In another timeline where I’m probably very unsatisfied, I wouldn’t be attending art school. Before I landed on my current school, I was planning on registering at a college somewhere closer to my hometown in New Jersey. A sudden family move to Florida threw all my plans for college in the air, but the end result was more than I ever would have gotten in Jersey.
I’m currently a senior attending Ringling College of Art + Design, pursuing a degree in creative writing. You’re probably thinking, “Can’t you get that degree anywhere?” Not for the kind of writing I do.
I wanted to pursue writing because I knew there was a lot I wanted to accomplish. Novels, movies, TV shows, music — you name it, I wanted to do it. Above more traditional writing, I wanted to pursue writing for video games and comics.
I searched high and low all over Florida for the best creative writing programs, and not a single one of them offered classes that interested me. No matter where I went, it felt like each school was asking me, “Do you want to be a novelist, journalist or blogger?”
When I finally stumbled upon Ringling, creative writing hadn’t even started as a major yet. Even though I would be a part of the guinea pig class of 2020 for creative writing, the classes sounded extremely promising. Writing for video games, comic books, horror, sci-fi, fantasy, basically any genre or medium you can think of would be offered as classes. I was hooked, and I took a chance.
Before I go into the highs and lows of being a writer at art school, I want to emphasize a point that comes around every few months. Art school is not mandatory to becoming an artist. Art colleges are some of the most expensive schools in America, and most rarely offer scholarships. Not everyone can afford to attend an art institute, and this does not make you less of an artist.

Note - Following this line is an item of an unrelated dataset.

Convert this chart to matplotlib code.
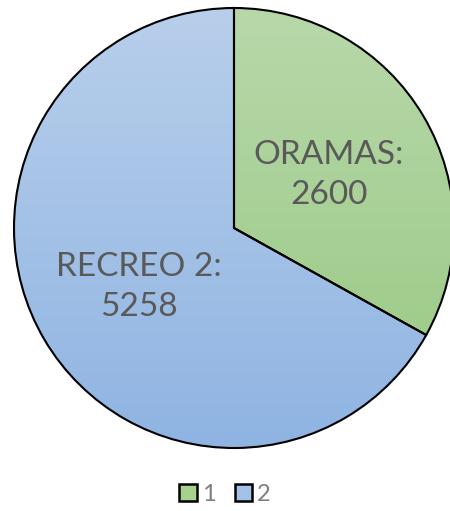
import numpy as np
import matplotlib.pyplot as plt
from matplotlib.colors import LinearSegmentedColormap
from matplotlib.patches import Patch

names = ['ORAMAS', 'RECREO 2']
values = [2600, 5258]
legend_labels = ['1', '2']

# top -> bottom gradient colours for each slice
grad = [('#b8d8aa', '#97c881'), ('#b8cfeb', '#8fb4e2')]
legend_colors = ['#a9d18e', '#a4c2e8']

fig = plt.figure(figsize=(4.5, 5.11), dpi=100)
ax = fig.add_axes([0, 0, 1, 1])

cx, cy, r = 234, 283, 220
labels = [f'{n}:\n{v}' for n, v in zip(names, values)]
wedges, texts = ax.pie(values, labels=labels, startangle=90, counterclock=False,
                       center=(cx, cy), radius=r, labeldistance=0.5,
                       frame=True,
                       wedgeprops=dict(facecolor='none', edgecolor='black', linewidth=1.5),
                       textprops=dict(fontsize=24, color='#595959', family=['Lato', 'DejaVu Sans']))
ax.set_xlim(0, 450)
ax.set_ylim(0, 511)
ax.axis('off')

g = np.linspace(0, 1, 256).reshape(-1, 1)
for w, (top, bot) in zip(wedges, grad):
    cmap = LinearSegmentedColormap.from_list('g', [top, bot])
    im = ax.imshow(g, cmap=cmap, extent=(cx - r, cx + r, cy - r, cy + r),
                   origin='upper', aspect='auto', zorder=0.5)
    im.set_clip_path(w)

for t in texts:
    t.set_ha('center')
    t.set_va('center')
    t.set_multialignment('center')
    t.set_linespacing(1.42)
    x, y = t.get_position()
    t.set_position((x, y - 3))

handles = [Patch(facecolor=c, edgecolor='black', linewidth=1.8) for c in legend_colors]
leg = fig.legend(handles, legend_labels, loc='lower center', bbox_to_anchor=(0.5, -0.03),
                 ncol=2, frameon=False, handlelength=0.75, handleheight=0.75,
                 handletextpad=0.2, columnspacing=0.8,
                 prop=dict(size=17, family=['Lato', 'DejaVu Sans']))
for t in leg.get_texts():
    t.set_color('#7f7f7f')

fig.savefig('out.png', dpi=100)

My experience at Ringling has been both very up and very down. There have been days where I feel triumphant and proud of my work, and days where I feel I don’t fit in. Being part of the first traditional graduating class of writers at Ringling, I had to make a name for not only myself, but my major.
Over the course of my four years here I’ve had to prove writing is just as important as the other art forms at Ringling. I even needed convincing that what I was doing was art. In fact, I almost dropped out after two years because I felt I didn’t belong.
My junior year I found my stride, and dove deep into writing for games and comics, pushing aside all other mediums of writing. I found what I liked to make and I stuck with it. I also found a passion for traditional printmaking, which became a way for me to feel like a physical artist rather than one on a screen.
While every school has prerequisite classes before diving into what your major is all about, creative writing students jump into writing short stories their first semester of freshman year. A student’s first big art project is always challenging, but the writer you become on the other side is worth the hard work and effort.
I’ve been able to look back every semester at my projects and think, “Man, I could have done that better,” or “I would do that so differently now!” This isn’t a sign of regret, but of growing up and changing.
One of the advantages of writing at an art school is all the visual artists I’ve been able to collaborate with. Through illustration, animation and game art students, I’ve been able to see my writing come to life through art by working with students from other majors to make projects.
Another plus is how educationally diverse the major is. You want to be a novelist? Cool. You want to write movies? That’s cool too. We have six seniors in my class, and we’re all working in different mediums. There are two film scripts, one graphic novel, a non-fiction memoir, a sci-fi novel and a video game.
With writing, anything is possibly. This is the reason I chose this career. I’m able to plunge into other mediums and art forms whenever I want, and art school has allowed me to take the kinds of classes I need in order to get started in different mediums.
The downside to being in writing at art school is that we’re the mythical creature not a lot of people know about. I’ve met people who have thought I’m in every other major except for creative writing. The upside is that other students love to hear about the major, what we’re doing and how that works at art school. The problem is … the administration usually doesn’t.
While we are a newer major, there are majors younger than us that already have full labs. We’ve even grown to the point where creative writing is bigger than majors with entire buildings, and we’ve grown to become the biggest minor degree on campus. All of this growth and development, yet we still don’t have a lab — let alone a classroom dedicated to our major alone.
There is clearly an interest in writing at my school, but the lack of attention from the administration makes us feel invisible. I’ve been working towards fixing this, and making change happen, but it’s no easy road.
If you’re a writer interested in attending art school for your craft, I would say go for it: But be wary. Your art form may not be as respected as you would like it to be, but in reality there is writing in everything. Every piece of media needs a writer. You are needed, you are wanted and you are an artist no matter what anyone else says.